I'm then asked to use the theorem to calculate the probability that out of the purchase of six packets of Corn flakes (each of which contains one of 5 possible busts), you end up with exactly three distinct busts.
The answer is:
$P(N_3) =$${5}\choose{3}$ $\alpha_3$ - ${5}\choose{4}$ ${4}\choose{3}$ $\alpha_4$+${5}\choose{3}$ $\alpha_5$
Where $\alpha_j$ is the probability that the j most recent vice-chancellors are obtained.
I'm confused by the solution in several respects:
1.) Why is $\alpha_j$ is the probability that the j most recent vice-chancellors rather than just any 3 from 5 as I would expect when applying the theorem.

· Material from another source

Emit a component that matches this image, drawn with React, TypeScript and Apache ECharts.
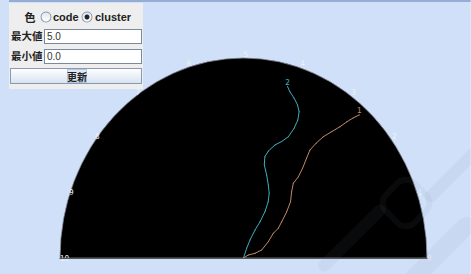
import React, { useEffect, useRef } from "react";
import * as echarts from "echarts";

// ---- data ----
const angleMin = 0;
const angleMax = 10;
const angleInterval = 1;
const radiusMax = 1;

const clusterNames = ["1", "2"];

// cluster 1 (orange): radius and angle (angle in axis units 0..10)
const cluster1Radius = [0, 0.03, 0.067, 0.107, 0.158, 0.204, 0.241, 0.276, 0.33, 0.381, 0.423, 0.462, 0.504, 0.553, 0.606, 0.65, 0.696, 0.746, 0.794, 0.841, 0.884, 0.922, 0.954];
const cluster1Angle = [1.6, 1.66, 1.14, 1.22, 1.73, 2.07, 2.12, 2.28, 2.47, 2.65, 2.87, 3.0, 2.98, 3.02, 3.08, 3.12, 3.08, 3.02, 2.93, 2.85, 2.8, 2.75, 2.7];

// cluster 2 (cyan)
const cluster2Radius = [0, 0.052, 0.097, 0.153, 0.203, 0.26, 0.312, 0.353, 0.389, 0.434, 0.479, 0.52, 0.552, 0.591, 0.618, 0.654, 0.705, 0.751, 0.792, 0.82, 0.845, 0.869, 0.89];
const cluster2Angle = [3.9, 3.91, 3.81, 3.66, 3.53, 3.51, 3.58, 3.7, 3.87, 4.06, 4.24, 4.28, 4.21, 4.06, 3.91, 3.78, 3.72, 3.71, 3.75, 3.83, 3.94, 4.06, 4.13];

// panel texts
const colorLabel = "色";
const colorModes = ["code", "cluster"];
const selectedMode = "cluster";
const maxLabel = "最大値";
const minLabel = "最小値";
const maxValue = "5.0";
const minValue = "0.0";
const updateLabel = "更新";

// ---- layout / styles ----
const W = 471;
const H = 274;
const SX = 0.9175;
const INNER_W = W / SX;
const CX = 243.5;
const CY = 258;
const R = 200;
const clusterColors = ["#c89068", "#42b4c4"];

function buildSeries(name: string, radius: number[], angle: number[], color: string) {
  const last = radius.length - 1;
  return {
    type: "line",
    name,
    coordinateSystem: "polar",
    silent: true,
    z: 5,
    symbol: "circle",
    symbolSize: 1,
    showSymbol: true,
    lineStyle: { color, width: 1 },
    itemStyle: { color },
    data: radius.map((r, i) =>
      i === last
        ? {
            value: [r, angle[i]],
            label: {
              show: true,
              formatter: name,
              position: "top",
              distance: 0,
              color,
              fontSize: 8,
              fontFamily: "DejaVu Sans",
            },
          }
        : [r, angle[i]]
    ),
  };
}

const cjk = "'Noto Sans CJK JP', sans-serif";
const latin = "'Liberation Sans', Arial, sans-serif";

function panelGraphics() {
  const kids: any[] = [];
  kids.push({ type: "line", z: 100, shape: { x1: 9, y1: 1, x2: W, y2: 1 }, style: { stroke: "#7f9cc8", lineWidth: 1.5 } });
  kids.push({ type: "rect", z: 100, shape: { x: 9, y: 3, width: 134, height: 86 }, style: { fill: "#eeeeee" } });
  kids.push({ type: "text", z: 101, style: { x: 30, y: 17, text: colorLabel, font: `bold 11px ${cjk}`, fill: "#222", align: "center", verticalAlign: "middle" } });
  const radioX = [46, 87];
  const textX = [53, 95];
  colorModes.forEach((m, i) => {
    kids.push({
      type: "circle",
      z: 101,
      shape: { cx: radioX[i], cy: 17, r: 5 },
      style: {
        fill: new echarts.graphic.LinearGradient(0, 0, 0, 1, [
          { offset: 0, color: "#dfe6ee" },
          { offset: 1, color: "#ffffff" },
        ]),
        stroke: "#8899b0",
        lineWidth: 1,
      },
    });
    if (m === selectedMode) {
      kids.push({ type: "circle", z: 102, shape: { cx: radioX[i], cy: 17, r: 2.5 }, style: { fill: "#222" } });
    }
    kids.push({ type: "text", z: 101, style: { x: textX[i], y: 17, text: m, font: `bold 11px ${latin}`, fill: "#222", verticalAlign: "middle" } });
  });
  const rows = [
    { label: maxLabel, value: maxValue, y: 29 },
    { label: minLabel, value: minValue, y: 49 },
  ];
  rows.forEach((r) => {
    kids.push({ type: "text", z: 101, style: { x: 11, y: r.y + 7, text: r.label, font: `bold 10.5px ${cjk}`, fill: "#222", verticalAlign: "middle" } });
    kids.push({ type: "rect", z: 101, shape: { x: 44.5, y: r.y + 0.5, width: 97, height: 14 }, style: { fill: "#ffffff", stroke: "#7a8a9c", lineWidth: 1 } });
    kids.push({ type: "text", z: 102, style: { x: 47, y: r.y + 7.5, text: r.value, font: `10px ${latin}`, fill: "#333", verticalAlign: "middle" } });
  });
  kids.push({
    type: "rect",
    z: 101,
    shape: { x: 10.5, y: 68.5, width: 131, height: 15 },
    style: {
      fill: new echarts.graphic.LinearGradient(0, 0, 0, 1, [
        { offset: 0, color: "#ffffff" },
        { offset: 1, color: "#d6e2f0" },
      ]),
      stroke: "#8a9ab0",
      lineWidth: 1,
    },
  });
  kids.push({ type: "rect", z: 102, shape: { x: 67.5, y: 69.5, width: 19, height: 13 }, style: { fill: "rgba(200,215,235,0.5)", stroke: "#b5c8e0", lineWidth: 1 } });
  kids.push({ type: "text", z: 103, style: { x: 77, y: 76.5, text: updateLabel, font: `bold 10px ${cjk}`, fill: "#222", align: "center", verticalAlign: "middle" } });
  return kids;
}

function watermark() {
  const f = "rgba(120,130,150,0.08)";
  const rot = Math.PI / 4;
  return [
    { type: "rect", z: 90, x: 352, y: 238, rotation: rot, shape: { x: -45, y: -6, width: 90, height: 12, r: 6 }, style: { fill: f } },
    { type: "rect", z: 90, x: 406, y: 203, rotation: rot, shape: { x: -20, y: -20, width: 40, height: 40, r: 12 }, style: { fill: "none", stroke: f, lineWidth: 6 } },
    { type: "rect", z: 90, x: 430, y: 262, rotation: rot, shape: { x: -60, y: -9, width: 120, height: 18, r: 9 }, style: { fill: f } },
    { type: "rect", z: 90, x: 455, y: 172, rotation: rot, shape: { x: -40, y: -6, width: 80, height: 12, r: 6 }, style: { fill: f } },
  ];
}

export default function App() {
  const ref = useRef<HTMLDivElement>(null);
  useEffect(() => {
    document.body.style.margin = "0";
    const chart = echarts.init(ref.current!, null, { renderer: "svg", width: INNER_W, height: H });
    chart.setOption({
      animation: false,
      backgroundColor: "#cfe0f8",
      polar: { center: [CX / SX, CY], radius: R },
      angleAxis: {
        type: "value",
        min: angleMin,
        max: angleMax,
        interval: angleInterval,
        startAngle: 0,
        endAngle: 180,
        clockwise: false,
        z: 3,
        axisLine: { show: false },
        axisTick: { show: false },
        splitLine: { show: false },
        splitArea: { show: false },
        axisLabel: {
          show: true,
          margin: 0,
          formatter: (v: number) => `{t|${v}}`,
          rich: {
            t: { width: 0.1, align: "left", color: "#f2f2f4", fontSize: 8, fontFamily: "DejaVu Sans" },
          },
          color: "#f2f2f4",
          fontSize: 8,
          fontFamily: "DejaVu Sans",
        },
      },
      radiusAxis: { type: "value", min: 0, max: radiusMax, show: false },
      series: [
        buildSeries(clusterNames[0], cluster1Radius, cluster1Angle, clusterColors[0]),
        buildSeries(clusterNames[1], cluster2Radius, cluster2Angle, clusterColors[1]),
      ],
      graphic: [
        {
          type: "sector",
          z: 0,
          silent: true,
          shape: { cx: CX / SX, cy: CY, r: R, r0: 0, startAngle: Math.PI, endAngle: 2 * Math.PI, clockwise: true },
          style: { fill: "#000000", stroke: "#8a8f99", lineWidth: 0.8 },
        },
        {
          type: "group",
          x: 0,
          y: 0,
          scaleX: 1 / SX,
          children: [
            { type: "line", z: 50, shape: { x1: CX - 184, y1: CY + 0.5, x2: CX + 184, y2: CY + 0.5 }, style: { stroke: "#555", lineWidth: 1 } },
            ...watermark(),
            ...panelGraphics(),
          ],
        },
      ],
    });
    return () => chart.dispose();
  }, []);
  return (
    <div style={{ width: W, height: H, overflow: "hidden", position: "relative" }}>
      <div ref={ref} style={{ width: INNER_W, height: H, transform: `scaleX(${SX})`, transformOrigin: "0 0" }} />
    </div>
  );
}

2.) Why is the second term multiplied by 2 binomial coefficients (mathematically I see that to get 3 from 4 you need to know how many sets of 4 you have, but this does not appear to be given in the original formula?)
3.) How should I express the answer in terms on the original theorem nomenclature?

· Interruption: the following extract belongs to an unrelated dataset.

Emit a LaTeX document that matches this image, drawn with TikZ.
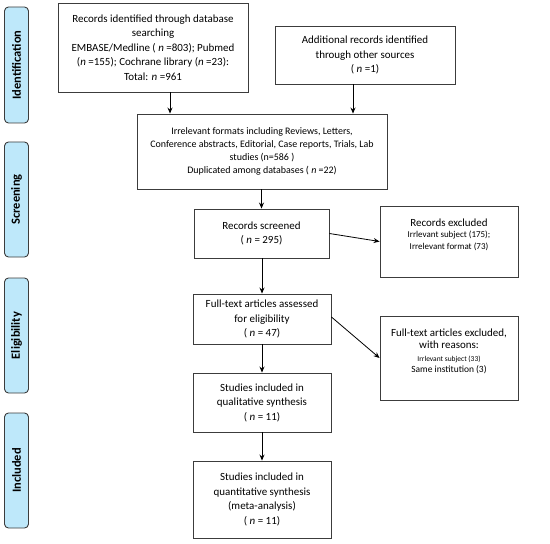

We are starting from having 3 items so $i=3$?
The number of individual events is k=3?
The total possible number of events is $n=5$?
but if this were correct the formula should read:
$P(N_3)=\sum_{i=3}^{2}(-1)^3$ ${k+1}\choose{k}$ $S_{k+i}$ where $S_j= \sum_{i_1<i_2<...i_j} P(A_1 \cap A_2 ... \cap A_j )$
This is clearly wrong?
Also why does the face that there are 6 packets being opening not appear in the formula? Surely as you increase the number of packets the probability of having 3 distinct busts should increase?